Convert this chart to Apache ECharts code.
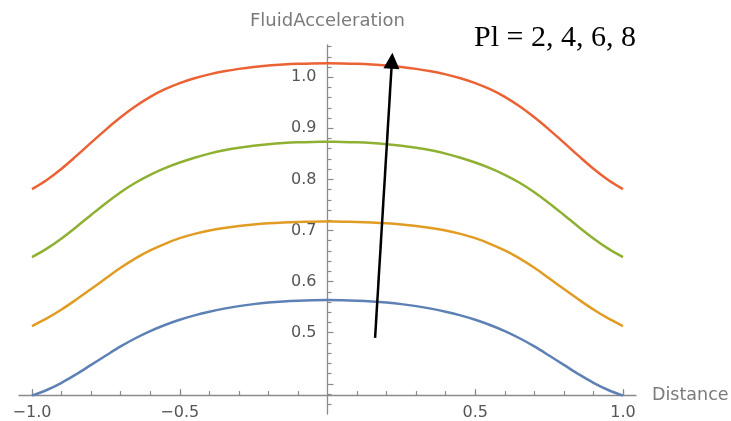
<!DOCTYPE html>
<html>
<head>
<meta charset="utf-8">
<script src="https://cdn.jsdelivr.net/npm/echarts@6/dist/echarts.min.js"></script>
<style>html,body{margin:0;padding:0;background:#fff}#c{width:731px;height:421px}</style>
</head>
<body>
<div id="c"></div>
<script>
// ---- data ----
const distance = [-1, -0.95, -0.9, -0.85, -0.8, -0.75, -0.7, -0.65, -0.6, -0.55, -0.5, -0.45, -0.4, -0.35, -0.3, -0.25, -0.2, -0.15, -0.1, -0.05,
  0, 0.05, 0.1, 0.15, 0.2, 0.25, 0.3, 0.35, 0.4, 0.45, 0.5, 0.55, 0.6, 0.65, 0.7, 0.75, 0.8, 0.85, 0.9, 0.95, 1];
const seriesNames = ['Pl = 2', 'Pl = 4', 'Pl = 6', 'Pl = 8'];
const accPl2 = [0.3770, 0.3880, 0.4020, 0.4188, 0.4371, 0.4554, 0.4732, 0.4892, 0.5032, 0.5152, 0.5254, 0.5340, 0.5412, 0.5472, 0.5521, 0.5560, 0.5590, 0.5612, 0.5627, 0.5636,
  0.5639, 0.5636, 0.5627, 0.5612, 0.5590, 0.5560, 0.5521, 0.5472, 0.5412, 0.5340, 0.5254, 0.5152, 0.5032, 0.4892, 0.4732, 0.4554, 0.4371, 0.4188, 0.4020, 0.3880, 0.3770];
const accPl4 = [0.5130, 0.5280, 0.5455, 0.5650, 0.5855, 0.6065, 0.6270, 0.6455, 0.6610, 0.6740, 0.6850, 0.6935, 0.7000, 0.7050, 0.7090, 0.7120, 0.7142, 0.7157, 0.7167, 0.7173,
  0.7175, 0.7173, 0.7167, 0.7157, 0.7142, 0.7120, 0.7090, 0.7050, 0.7000, 0.6935, 0.6850, 0.6740, 0.6610, 0.6455, 0.6270, 0.6065, 0.5855, 0.5650, 0.5455, 0.5280, 0.5130];
const accPl6 = [0.6480, 0.6645, 0.6845, 0.7070, 0.7305, 0.7535, 0.7750, 0.7935, 0.8090, 0.8220, 0.8330, 0.8425, 0.8505, 0.8570, 0.8620, 0.8660, 0.8690, 0.8712, 0.8726, 0.8733,
  0.8735, 0.8733, 0.8726, 0.8712, 0.8690, 0.8660, 0.8620, 0.8570, 0.8505, 0.8425, 0.8330, 0.8220, 0.8090, 0.7935, 0.7750, 0.7535, 0.7305, 0.7070, 0.6845, 0.6645, 0.6480];
const accPl8 = [0.7810, 0.7990, 0.8210, 0.8460, 0.8720, 0.8975, 0.9215, 0.9430, 0.9615, 0.9765, 0.9885, 0.9980, 1.0055, 1.0115, 1.0163, 1.0200, 1.0228, 1.0248, 1.0262, 1.0270,
  1.0273, 1.0270, 1.0262, 1.0248, 1.0228, 1.0200, 1.0163, 1.0115, 1.0055, 0.9980, 0.9885, 0.9765, 0.9615, 0.9430, 0.9215, 0.8975, 0.8720, 0.8460, 0.8210, 0.7990, 0.7810];

// tick values
const xMajorTicks = [-1, -0.5, 0.5, 1];
const xMinorTicks = [-1, -0.9, -0.8, -0.7, -0.6, -0.5, -0.4, -0.3, -0.2, -0.1, 0.1, 0.2, 0.3, 0.4, 0.5, 0.6, 0.7, 0.8, 0.9, 1];
const yMajorTicks = [0.4, 0.5, 0.6, 0.7, 0.8, 0.9, 1.0];
const yLabelTicks = [0.5, 0.6, 0.7, 0.8, 0.9, 1.0];
const yMinorTicks = [0.36, 0.38, 0.42, 0.44, 0.46, 0.48, 0.52, 0.54, 0.56, 0.58, 0.62, 0.64, 0.66, 0.68, 0.72, 0.74, 0.76, 0.78,
  0.82, 0.84, 0.86, 0.88, 0.92, 0.94, 0.96, 0.98, 1.02, 1.04, 1.06];

// plot range and axis crossing
const xRange = [-1.044, 1.044];
const yRange = [0.341, 1.063];
const xAxisCrossY = 0.378;
const yAxisCrossX = 0;

// annotation arrow (data coordinates)
const arrowFrom = [0.161, 0.490];
const arrowTo = [0.218, 1.032];
const annotation = 'Pl = 2, 4, 6, 8';

// ---- chart ----
const colors = ['#5E81B5', '#E19C24', '#8FB032', '#EB6235'];
const axisColor = '#8a8a8a';
const labelColor = '#555555';
const nameColor = '#7a7a7a';
const font = 'DejaVu Sans';
const fmt = v => (Math.round(v * 10) / 10).toFixed(1).replace('-', '\u2212');

const W = 731, H = 421;
const gridBox = {left: 19, right: 95, top: 45, bottom: 7};
const gridW = W - gridBox.left - gridBox.right;
const gridH = H - gridBox.top - gridBox.bottom;
// shift axes from the grid edges to where they cross (Mathematica-style axes)
const yAxisShift = -(yAxisCrossX - xRange[0]) / (xRange[1] - xRange[0]) * gridW;
const xAxisShift = -(xAxisCrossY - yRange[0]) / (yRange[1] - yRange[0]) * gridH;

const chart = echarts.init(document.getElementById('c'), null, {renderer: 'canvas'});
const mk = (vals, i) => ({
  name: seriesNames[i], type: 'line', xAxisIndex: 0, yAxisIndex: 0,
  data: distance.map((d, k) => [d, vals[k]]),
  showSymbol: false, smooth: 0.35, silent: true,
  lineStyle: {color: colors[i], width: 2.5},
  itemStyle: {color: colors[i]}
});

const option = {
  animation: false,
  backgroundColor: '#ffffff',
  grid: Object.assign({containLabel: false, outerBoundsMode: 'none'}, gridBox),
  xAxis: [
    {
      type: 'value', min: xRange[0], max: xRange[1], position: 'bottom', offset: xAxisShift,
      axisLine: {show: true, onZero: false, lineStyle: {color: axisColor, width: 1.3}},
      axisTick: {show: true, inside: true, length: 6, customValues: xMajorTicks, lineStyle: {color: axisColor, width: 1.2}},
      axisLabel: {show: true, customValues: xMajorTicks, formatter: fmt, margin: 10, color: labelColor, fontSize: 16, fontFamily: font},
      splitLine: {show: false},
      name: 'Distance', nameLocation: 'end', nameGap: 16,
      nameTextStyle: {color: nameColor, fontSize: 17.5, fontFamily: font, verticalAlign: 'middle', align: 'left'}
    },
    {
      type: 'value', min: xRange[0], max: xRange[1], position: 'bottom', offset: xAxisShift,
      axisLine: {show: false, onZero: false},
      axisTick: {show: true, inside: true, length: 4, customValues: xMinorTicks, lineStyle: {color: axisColor, width: 1.2}},
      axisLabel: {show: false}, splitLine: {show: false}
    }
  ],
  yAxis: [
    {
      type: 'value', min: yRange[0], max: yRange[1], position: 'left', offset: yAxisShift,
      axisLine: {show: true, onZero: false, lineStyle: {color: axisColor, width: 1.3}},
      axisTick: {show: true, inside: true, length: 6, customValues: yMajorTicks, lineStyle: {color: axisColor, width: 1.2}},
      axisLabel: {show: true, customValues: yLabelTicks, formatter: fmt, margin: 11, color: labelColor, fontSize: 16, fontFamily: font},
      splitLine: {show: false},
      name: 'FluidAcceleration', nameLocation: 'end', nameGap: 15,
      nameTextStyle: {color: nameColor, fontSize: 18, fontFamily: font, align: 'center'}
    },
    {
      type: 'value', min: yRange[0], max: yRange[1], position: 'left', offset: yAxisShift,
      axisLine: {show: false, onZero: false},
      axisTick: {show: true, inside: true, length: 4, customValues: yMinorTicks, lineStyle: {color: axisColor, width: 1.2}},
      axisLabel: {show: false}, splitLine: {show: false}
    }
  ],
  series: [
    mk(accPl2, 0), mk(accPl4, 1), mk(accPl6, 2), mk(accPl8, 3),
    {
      type: 'line', data: [], xAxisIndex: 0, yAxisIndex: 0, silent: true,
      itemStyle: {color: '#000000'}, lineStyle: {color: '#000000'},
      markLine: {
        silent: true, animation: false,
        symbol: ['none', 'triangle'], symbolSize: 16,
        label: {show: false},
        lineStyle: {color: '#000000', width: 2.5, type: 'solid'},
        itemStyle: {color: '#000000'},
        emphasis: {disabled: true},
        data: [[{coord: arrowFrom}, {coord: arrowTo}]]
      }
    }
  ],
  graphic: [
    {
      type: 'text', left: 474, top: 23, silent: true,
      style: {text: annotation, fill: '#000000', font: '30px "Liberation Serif"'}
    }
  ]
};
chart.setOption(option);
</script>
</body>
</html>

| What to produce |
Give again, word for word, every line from the top of the data through the line with "0.8210, 0.7990, 0.7810];", both ends included, and exclude the pictures.

| Response to this exercise |
Convert this chart to Apache ECharts code.
<!DOCTYPE html>
<html>
<head>
<meta charset="utf-8">
<script src="https://cdn.jsdelivr.net/npm/echarts@6/dist/echarts.min.js"></script>
<style>html,body{margin:0;padding:0;background:#fff}#c{width:731px;height:421px}</style>
</head>
<body>
<div id="c"></div>
<script>
// ---- data ----
const distance = [-1, -0.95, -0.9, -0.85, -0.8, -0.75, -0.7, -0.65, -0.6, -0.55, -0.5, -0.45, -0.4, -0.35, -0.3, -0.25, -0.2, -0.15, -0.1, -0.05,
  0, 0.05, 0.1, 0.15, 0.2, 0.25, 0.3, 0.35, 0.4, 0.45, 0.5, 0.55, 0.6, 0.65, 0.7, 0.75, 0.8, 0.85, 0.9, 0.95, 1];
const seriesNames = ['Pl = 2', 'Pl = 4', 'Pl = 6', 'Pl = 8'];
const accPl2 = [0.3770, 0.3880, 0.4020, 0.4188, 0.4371, 0.4554, 0.4732, 0.4892, 0.5032, 0.5152, 0.5254, 0.5340, 0.5412, 0.5472, 0.5521, 0.5560, 0.5590, 0.5612, 0.5627, 0.5636,
  0.5639, 0.5636, 0.5627, 0.5612, 0.5590, 0.5560, 0.5521, 0.5472, 0.5412, 0.5340, 0.5254, 0.5152, 0.5032, 0.4892, 0.4732, 0.4554, 0.4371, 0.4188, 0.4020, 0.3880, 0.3770];
const accPl4 = [0.5130, 0.5280, 0.5455, 0.5650, 0.5855, 0.6065, 0.6270, 0.6455, 0.6610, 0.6740, 0.6850, 0.6935, 0.7000, 0.7050, 0.7090, 0.7120, 0.7142, 0.7157, 0.7167, 0.7173,
  0.7175, 0.7173, 0.7167, 0.7157, 0.7142, 0.7120, 0.7090, 0.7050, 0.7000, 0.6935, 0.6850, 0.6740, 0.6610, 0.6455, 0.6270, 0.6065, 0.5855, 0.5650, 0.5455, 0.5280, 0.5130];
const accPl6 = [0.6480, 0.6645, 0.6845, 0.7070, 0.7305, 0.7535, 0.7750, 0.7935, 0.8090, 0.8220, 0.8330, 0.8425, 0.8505, 0.8570, 0.8620, 0.8660, 0.8690, 0.8712, 0.8726, 0.8733,
  0.8735, 0.8733, 0.8726, 0.8712, 0.8690, 0.8660, 0.8620, 0.8570, 0.8505, 0.8425, 0.8330, 0.8220, 0.8090, 0.7935, 0.7750, 0.7535, 0.7305, 0.7070, 0.6845, 0.6645, 0.6480];
const accPl8 = [0.7810, 0.7990, 0.8210, 0.8460, 0.8720, 0.8975, 0.9215, 0.9430, 0.9615, 0.9765, 0.9885, 0.9980, 1.0055, 1.0115, 1.0163, 1.0200, 1.0228, 1.0248, 1.0262, 1.0270,
  1.0273, 1.0270, 1.0262, 1.0248, 1.0228, 1.0200, 1.0163, 1.0115, 1.0055, 0.9980, 0.9885, 0.9765, 0.9615, 0.9430, 0.9215, 0.8975, 0.8720, 0.8460, 0.8210, 0.7990, 0.7810];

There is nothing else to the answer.